Areas Of Work


In order to capacitate and facilitate the community on the budgets especially the SCSP/TSP, DAAA organises, an annual, a four day training programme on “Understanding Budgets, Policy and Advocacy: Scheduled Caste Sub Plan/Tribal Sub Plan and Gender Budgets”. The training was instituted in 2015.


In addition regional trainings are also organised. The need for the regional training arose from the national training conducted earlier in the year and was based on the reflections and ideas from the national training.


DAAA in order to ensure Dalit/Adivasi women’s participation and leadership in budget work, and to impart the skills to access their rights and entitlements provided fellowship to Dalit women in this year. The fellowship helps to provide hands on training to women activists on budget analysis, monitoring and filing of RTIs, advocacy with the state governments, filing PILs accessing schemes etc.

To track budgets and ensure access of economic rights by the community the movement analyses Union and budgets of 15 states. In addition we also analyse government economic policies like— policy to merge the plan and non-plan, and 14thFinance Commission recommendations.

In addition thematic research is conducted on— higher education, gender budgeting, Tribal Sub Plan, Status of Sub-Plan implementation, child rights and access to schemes at Panchayat level.

Any analysis is incomplete without linking it to its logical end. In order to ensure Dalit and Adivasi communities’ access to economic rights, the movement works through national and state level advocacy on budget analysis. We conduct with Panchayat members, and submit memorandums are all levels of governance.

Based on the budget analysis both under the sub-plans as well as thematic, extensive advocacy is conducted from national to international level, making necessary interventions at every stage.

‘The backward classes have come to realize that after all education is the greatest material benefit for which they can fight. We may forego material benefits, we may forego material benefits of civilization, but we cannot forego our right and opportunities to reap the benefit of the highest education to the fullest extent. That is the importance of this question from the point of view of the backward classes who have just realized that without education their existence is not safe.’


The suicide of a Dalit PhD scholar, Rohit Vemula saw a coming together of Dalit-Adivasi students to demand their right to higher education.
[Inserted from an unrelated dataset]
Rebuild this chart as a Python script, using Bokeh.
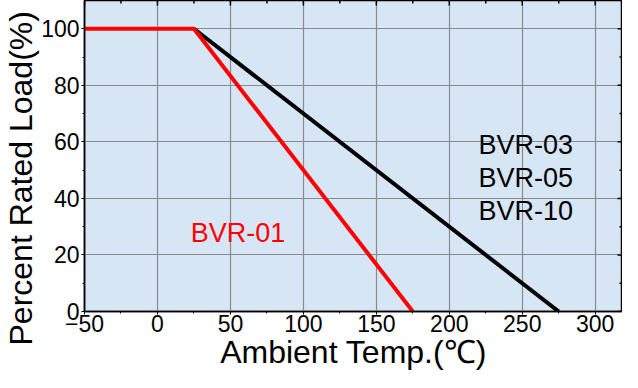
import math
from bokeh.plotting import figure
from bokeh.models import LinearAxis, FixedTicker, Range1d, Label, Title
from bokeh.embed import file_html
from bokeh.resources import INLINE

# Data
bvr01_temp = [-50, 25, 175]
bvr01_load = [100, 100, 0]
bvr03_temp = [25, 275]
bvr03_load = [100, 0]

x_major = [-50, 0, 50, 100, 150, 200, 250, 300]
x_minor = [-25, 25, 75, 125, 175, 225, 275]
y_major = [0, 20, 40, 60, 80, 100]
y_minor = [10, 30, 50, 70, 90]

label_01 = "BVR-01"
label_01_pos = (22.8, 27.9)
labels_03 = ["BVR-03", "BVR-05", "BVR-10"]
labels_03_x = 220
labels_03_y = [59.0, 47.2, 35.4]

X_END = 318.7
Y_END = 110

FONT = "Liberation Sans"

p = figure(width=622, height=372, output_backend="svg", toolbar_location=None,
           x_range=Range1d(-50, X_END), y_range=Range1d(0, Y_END),
           min_border_left=80, min_border_right=0, min_border_top=0,
           min_border_bottom=0, x_axis_location=None, y_axis_location=None)

p.background_fill_color = "#D7E6F4"
p.border_fill_color = "white"
p.outline_line_color = "black"
p.outline_line_width = 1.5

xt = FixedTicker(ticks=x_major, minor_ticks=x_minor)
yt = FixedTicker(ticks=y_major, minor_ticks=y_minor)

def style(ax):
    ax.axis_line_color = "black"
    ax.axis_line_width = 1.5
    ax.major_tick_line_color = "black"
    ax.minor_tick_line_color = "black"
    ax.major_tick_in = 0
    ax.major_tick_out = 3
    ax.minor_tick_in = 0
    ax.minor_tick_out = 2
    ax.major_label_text_font = FONT
    ax.major_label_text_font_size = "23px"
    ax.major_label_text_color = "black"
    ax.major_label_standoff = 0
    ax.axis_label_text_font = FONT
    ax.axis_label_text_font_size = "32px"
    ax.axis_label_text_font_style = "normal"
    ax.axis_label_text_color = "black"

bottom = LinearAxis(ticker=xt, axis_label="Ambient Temp.(℃)")
style(bottom)
bottom.axis_label_standoff = -1
bottom.axis_label_text_line_height = 0.85
bottom.major_label_text_line_height = 0.9
left = LinearAxis(ticker=yt)
style(left)
left.major_label_standoff = 2
p.add_layout(bottom, "below")
p.add_layout(left, "left")

ytitle = Title(text="Percent Rated Load(%)", align="left", offset=-34,
               standoff=0, text_font=FONT, text_font_size="32px",
               text_font_style="normal", text_color="black")
p.add_layout(ytitle, "left")

p.xgrid.ticker = xt
p.ygrid.ticker = yt
for g in (p.xgrid, p.ygrid):
    g.grid_line_color = "#8a8a8a"
    g.grid_line_width = 1.2

# inward ticks on top and right edges
p.ray(x=x_major, y=[Y_END] * len(x_major), length=5, length_units="screen",
      angle=-math.pi / 2, line_color="black", line_width=1.5)
p.ray(x=x_minor, y=[Y_END] * len(x_minor), length=3, length_units="screen",
      angle=-math.pi / 2, line_color="black", line_width=1.5)
p.ray(x=[X_END] * len(y_major), y=y_major, length=5, length_units="screen",
      angle=math.pi, line_color="black", line_width=1.5)
p.ray(x=[X_END] * len(y_minor), y=y_minor, length=3, length_units="screen",
      angle=math.pi, line_color="black", line_width=1.5)

p.line(bvr03_temp, bvr03_load, line_color="black", line_width=4)
p.line(bvr01_temp, bvr01_load, line_color="#FF0000", line_width=4)

p.add_layout(Label(x=label_01_pos[0], y=label_01_pos[1], text=label_01,
                   text_color="#FF0000", text_font=FONT, text_font_size="27px",
                   text_baseline="alphabetic"))
for t, yy in zip(labels_03, labels_03_y):
    p.add_layout(Label(x=labels_03_x, y=yy, text=t, text_color="black",
                       text_font=FONT, text_font_size="27px",
                       text_baseline="alphabetic"))

open("out.html", "w").write(file_html(p, INLINE))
In the light of these developments, we launched a campaign in 13 states namely UP, Bihar, Maharashtra, Tamil Nadu, Kerala, Karnataka, Andhra Pradesh, Rajasthan, Odisha, Gujarat, Madhya Pradesh and Jharkhand on higher education.

Our experience of working with students over the years through CADRE, brought to fore, rampant instances of discrimination and exclusion being closely tied to absence of financial assistance and absence of structures to address instances of discrimination and exclusion. Such a scenario called for a renewed urgent need to address the underlying reasons for discrimination and exclusion rampant in higher educational institutions. The campaign was designed to make necessary intervention to ensure equal and equitable access to higher education by Dalit and Adivasi students.

All the states focussed on organising student meeting, CSO/CLO outreach, filling Post Matric Scholarship forms, filling RTIs and conducting advocacy to ensure Dalit and Adivasi students’ access to education.